═════ DATA LINES ═════

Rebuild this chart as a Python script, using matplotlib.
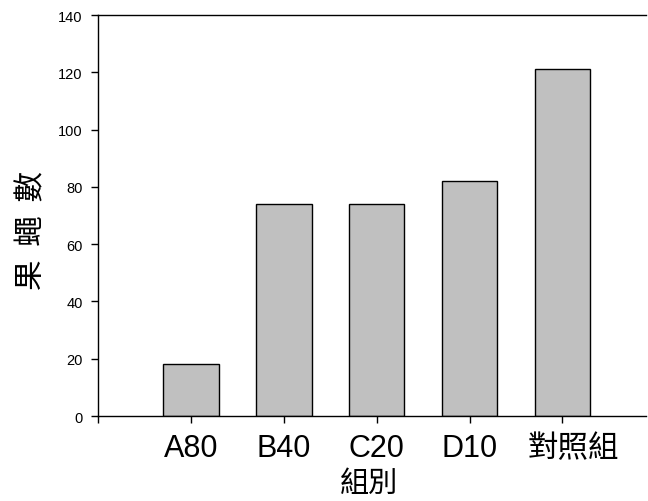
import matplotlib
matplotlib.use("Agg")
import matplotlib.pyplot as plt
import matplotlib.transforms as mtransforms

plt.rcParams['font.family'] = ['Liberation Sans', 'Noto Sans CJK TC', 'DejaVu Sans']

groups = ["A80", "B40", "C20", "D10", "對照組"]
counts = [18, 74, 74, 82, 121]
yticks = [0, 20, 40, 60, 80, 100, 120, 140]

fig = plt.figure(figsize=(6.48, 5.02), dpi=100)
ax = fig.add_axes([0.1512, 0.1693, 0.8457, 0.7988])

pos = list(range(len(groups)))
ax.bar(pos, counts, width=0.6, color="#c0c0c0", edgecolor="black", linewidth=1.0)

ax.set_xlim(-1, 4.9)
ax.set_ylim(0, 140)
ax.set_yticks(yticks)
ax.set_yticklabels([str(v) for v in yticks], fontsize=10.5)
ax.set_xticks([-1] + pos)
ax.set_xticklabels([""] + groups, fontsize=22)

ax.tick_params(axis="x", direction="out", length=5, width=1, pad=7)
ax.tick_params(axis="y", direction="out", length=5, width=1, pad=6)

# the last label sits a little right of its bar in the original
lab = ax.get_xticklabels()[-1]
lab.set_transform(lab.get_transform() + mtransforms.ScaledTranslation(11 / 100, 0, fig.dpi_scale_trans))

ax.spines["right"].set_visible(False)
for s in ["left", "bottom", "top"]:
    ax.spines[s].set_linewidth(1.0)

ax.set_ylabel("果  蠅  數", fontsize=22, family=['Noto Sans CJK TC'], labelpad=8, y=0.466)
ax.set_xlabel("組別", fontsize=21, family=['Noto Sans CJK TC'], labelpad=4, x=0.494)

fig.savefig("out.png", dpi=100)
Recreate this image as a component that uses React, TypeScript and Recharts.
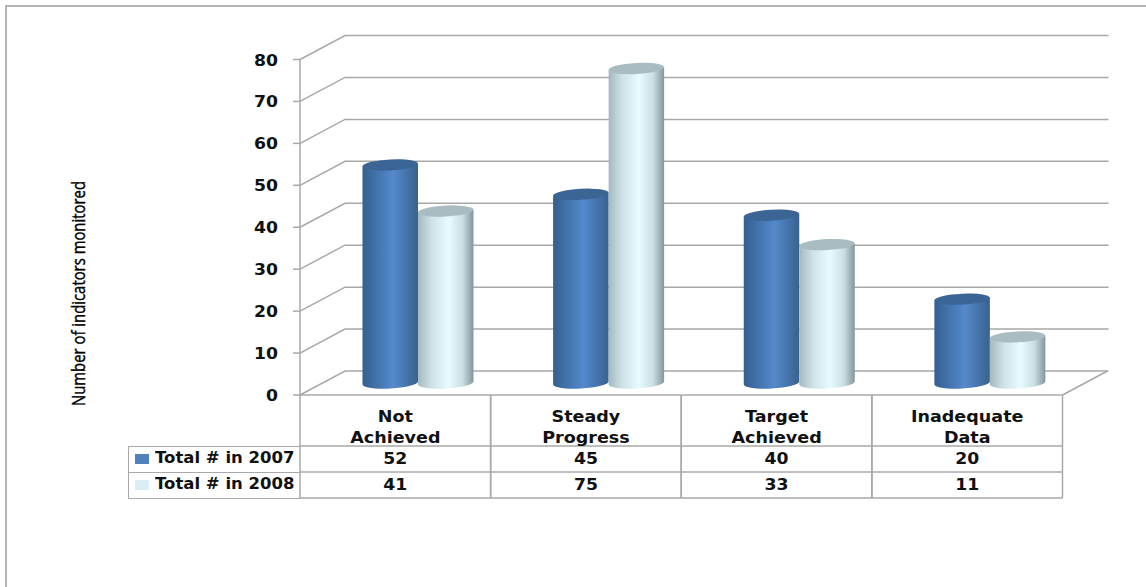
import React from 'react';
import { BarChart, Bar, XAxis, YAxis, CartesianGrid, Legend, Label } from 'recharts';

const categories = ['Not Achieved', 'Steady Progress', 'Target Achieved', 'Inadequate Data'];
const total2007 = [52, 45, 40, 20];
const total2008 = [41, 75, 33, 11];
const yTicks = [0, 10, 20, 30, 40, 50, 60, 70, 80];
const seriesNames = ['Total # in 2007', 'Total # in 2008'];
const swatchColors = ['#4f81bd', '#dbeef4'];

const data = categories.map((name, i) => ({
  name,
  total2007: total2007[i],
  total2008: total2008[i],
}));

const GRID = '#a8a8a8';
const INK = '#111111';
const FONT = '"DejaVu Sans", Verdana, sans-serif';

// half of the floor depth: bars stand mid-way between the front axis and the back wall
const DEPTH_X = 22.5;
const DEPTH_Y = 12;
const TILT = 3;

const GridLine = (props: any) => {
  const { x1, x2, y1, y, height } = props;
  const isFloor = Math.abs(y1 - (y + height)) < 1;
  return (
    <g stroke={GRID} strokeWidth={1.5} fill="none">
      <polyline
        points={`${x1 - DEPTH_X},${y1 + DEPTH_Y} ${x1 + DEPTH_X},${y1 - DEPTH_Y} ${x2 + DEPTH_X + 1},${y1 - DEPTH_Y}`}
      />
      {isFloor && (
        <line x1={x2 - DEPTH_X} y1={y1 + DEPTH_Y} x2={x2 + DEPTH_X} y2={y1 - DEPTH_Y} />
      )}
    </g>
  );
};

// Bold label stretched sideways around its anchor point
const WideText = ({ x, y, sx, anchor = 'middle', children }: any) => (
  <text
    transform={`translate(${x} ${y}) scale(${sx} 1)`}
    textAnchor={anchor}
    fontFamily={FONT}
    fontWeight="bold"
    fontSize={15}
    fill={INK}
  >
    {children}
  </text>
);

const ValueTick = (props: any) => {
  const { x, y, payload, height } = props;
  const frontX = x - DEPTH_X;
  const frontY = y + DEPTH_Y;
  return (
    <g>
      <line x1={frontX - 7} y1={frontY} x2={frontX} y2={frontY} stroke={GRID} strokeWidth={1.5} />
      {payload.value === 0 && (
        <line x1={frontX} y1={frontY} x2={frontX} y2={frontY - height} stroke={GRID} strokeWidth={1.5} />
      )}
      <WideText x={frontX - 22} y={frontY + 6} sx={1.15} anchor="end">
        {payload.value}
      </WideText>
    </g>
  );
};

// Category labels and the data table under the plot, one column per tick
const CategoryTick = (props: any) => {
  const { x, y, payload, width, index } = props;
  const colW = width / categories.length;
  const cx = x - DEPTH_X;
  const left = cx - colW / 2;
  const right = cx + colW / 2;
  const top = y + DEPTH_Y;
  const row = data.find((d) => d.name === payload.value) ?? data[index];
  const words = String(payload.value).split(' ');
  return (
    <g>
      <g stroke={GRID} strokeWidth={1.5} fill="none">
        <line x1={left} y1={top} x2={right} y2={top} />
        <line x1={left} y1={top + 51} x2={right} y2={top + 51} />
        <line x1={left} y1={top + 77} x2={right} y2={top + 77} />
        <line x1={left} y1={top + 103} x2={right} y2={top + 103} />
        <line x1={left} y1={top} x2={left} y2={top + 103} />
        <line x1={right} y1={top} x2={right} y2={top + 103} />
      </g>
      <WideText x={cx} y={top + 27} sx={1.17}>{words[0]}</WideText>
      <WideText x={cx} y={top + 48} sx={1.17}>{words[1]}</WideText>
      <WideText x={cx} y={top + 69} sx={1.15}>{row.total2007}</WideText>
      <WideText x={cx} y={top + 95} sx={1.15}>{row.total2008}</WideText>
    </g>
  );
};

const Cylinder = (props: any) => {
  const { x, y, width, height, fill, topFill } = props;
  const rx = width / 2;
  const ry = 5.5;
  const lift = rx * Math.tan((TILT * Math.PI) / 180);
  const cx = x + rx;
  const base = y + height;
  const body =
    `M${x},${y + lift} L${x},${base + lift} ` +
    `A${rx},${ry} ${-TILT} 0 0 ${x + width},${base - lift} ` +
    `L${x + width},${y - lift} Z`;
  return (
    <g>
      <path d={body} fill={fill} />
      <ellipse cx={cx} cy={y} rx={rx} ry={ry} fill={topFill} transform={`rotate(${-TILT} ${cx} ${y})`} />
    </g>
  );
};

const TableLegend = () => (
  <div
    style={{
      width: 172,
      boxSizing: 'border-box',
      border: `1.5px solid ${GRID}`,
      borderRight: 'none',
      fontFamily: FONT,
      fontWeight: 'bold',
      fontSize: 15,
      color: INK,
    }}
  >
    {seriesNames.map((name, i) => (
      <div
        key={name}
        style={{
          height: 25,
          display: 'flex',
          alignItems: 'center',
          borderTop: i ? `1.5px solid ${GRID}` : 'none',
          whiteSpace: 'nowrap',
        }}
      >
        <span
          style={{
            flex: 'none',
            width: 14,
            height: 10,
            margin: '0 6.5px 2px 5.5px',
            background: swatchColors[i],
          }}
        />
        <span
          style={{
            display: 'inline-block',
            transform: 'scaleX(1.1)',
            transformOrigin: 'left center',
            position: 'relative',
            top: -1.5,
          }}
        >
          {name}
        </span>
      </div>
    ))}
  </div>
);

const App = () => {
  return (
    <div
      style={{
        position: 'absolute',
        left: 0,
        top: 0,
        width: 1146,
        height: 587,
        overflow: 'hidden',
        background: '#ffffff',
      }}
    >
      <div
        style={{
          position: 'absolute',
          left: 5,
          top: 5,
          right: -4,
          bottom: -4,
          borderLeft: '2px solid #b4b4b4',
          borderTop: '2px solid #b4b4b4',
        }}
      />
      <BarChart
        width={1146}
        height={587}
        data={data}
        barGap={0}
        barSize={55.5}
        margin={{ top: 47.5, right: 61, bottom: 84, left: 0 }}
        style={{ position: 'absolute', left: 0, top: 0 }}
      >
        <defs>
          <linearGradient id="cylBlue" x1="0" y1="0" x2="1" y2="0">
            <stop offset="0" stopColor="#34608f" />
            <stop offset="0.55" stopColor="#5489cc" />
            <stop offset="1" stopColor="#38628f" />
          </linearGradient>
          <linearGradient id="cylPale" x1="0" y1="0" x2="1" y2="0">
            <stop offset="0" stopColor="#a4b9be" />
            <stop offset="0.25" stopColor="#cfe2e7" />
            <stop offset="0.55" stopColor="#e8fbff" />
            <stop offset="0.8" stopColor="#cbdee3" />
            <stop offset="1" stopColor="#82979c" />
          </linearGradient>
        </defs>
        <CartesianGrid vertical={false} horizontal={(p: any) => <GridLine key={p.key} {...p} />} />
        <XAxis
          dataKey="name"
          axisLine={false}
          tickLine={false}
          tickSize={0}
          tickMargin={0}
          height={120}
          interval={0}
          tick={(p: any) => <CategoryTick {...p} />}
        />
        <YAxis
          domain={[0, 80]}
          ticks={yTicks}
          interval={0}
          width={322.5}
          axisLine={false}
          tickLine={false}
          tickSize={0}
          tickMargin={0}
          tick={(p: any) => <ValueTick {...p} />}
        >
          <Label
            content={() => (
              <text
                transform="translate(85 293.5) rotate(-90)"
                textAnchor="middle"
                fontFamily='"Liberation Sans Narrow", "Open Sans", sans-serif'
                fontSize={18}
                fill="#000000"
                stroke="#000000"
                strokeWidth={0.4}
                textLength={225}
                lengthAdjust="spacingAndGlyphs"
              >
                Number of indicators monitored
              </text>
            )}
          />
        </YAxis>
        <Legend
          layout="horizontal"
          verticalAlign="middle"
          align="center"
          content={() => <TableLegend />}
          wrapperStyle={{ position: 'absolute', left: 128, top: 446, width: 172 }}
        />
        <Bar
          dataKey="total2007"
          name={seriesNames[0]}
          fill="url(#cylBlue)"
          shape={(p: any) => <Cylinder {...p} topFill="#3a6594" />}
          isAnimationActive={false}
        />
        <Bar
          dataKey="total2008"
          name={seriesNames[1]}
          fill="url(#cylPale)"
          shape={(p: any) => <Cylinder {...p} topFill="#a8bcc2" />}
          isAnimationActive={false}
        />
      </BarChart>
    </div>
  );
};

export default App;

═════

Exactly as they stand, quote the lines beginning with the one that contains "Recreate this image" and ending with the one that contains "const TILT = 3;", with no pictures.

Recreate this image as a component that uses React, TypeScript and Recharts.
import React from 'react';
import { BarChart, Bar, XAxis, YAxis, CartesianGrid, Legend, Label } from 'recharts';

const categories = ['Not Achieved', 'Steady Progress', 'Target Achieved', 'Inadequate Data'];
const total2007 = [52, 45, 40, 20];
const total2008 = [41, 75, 33, 11];
const yTicks = [0, 10, 20, 30, 40, 50, 60, 70, 80];
const seriesNames = ['Total # in 2007', 'Total # in 2008'];
const swatchColors = ['#4f81bd', '#dbeef4'];

const data = categories.map((name, i) => ({
  name,
  total2007: total2007[i],
  total2008: total2008[i],
}));

const GRID = '#a8a8a8';
const INK = '#111111';
const FONT = '"DejaVu Sans", Verdana, sans-serif';

// half of the floor depth: bars stand mid-way between the front axis and the back wall
const DEPTH_X = 22.5;
const DEPTH_Y = 12;
const TILT = 3;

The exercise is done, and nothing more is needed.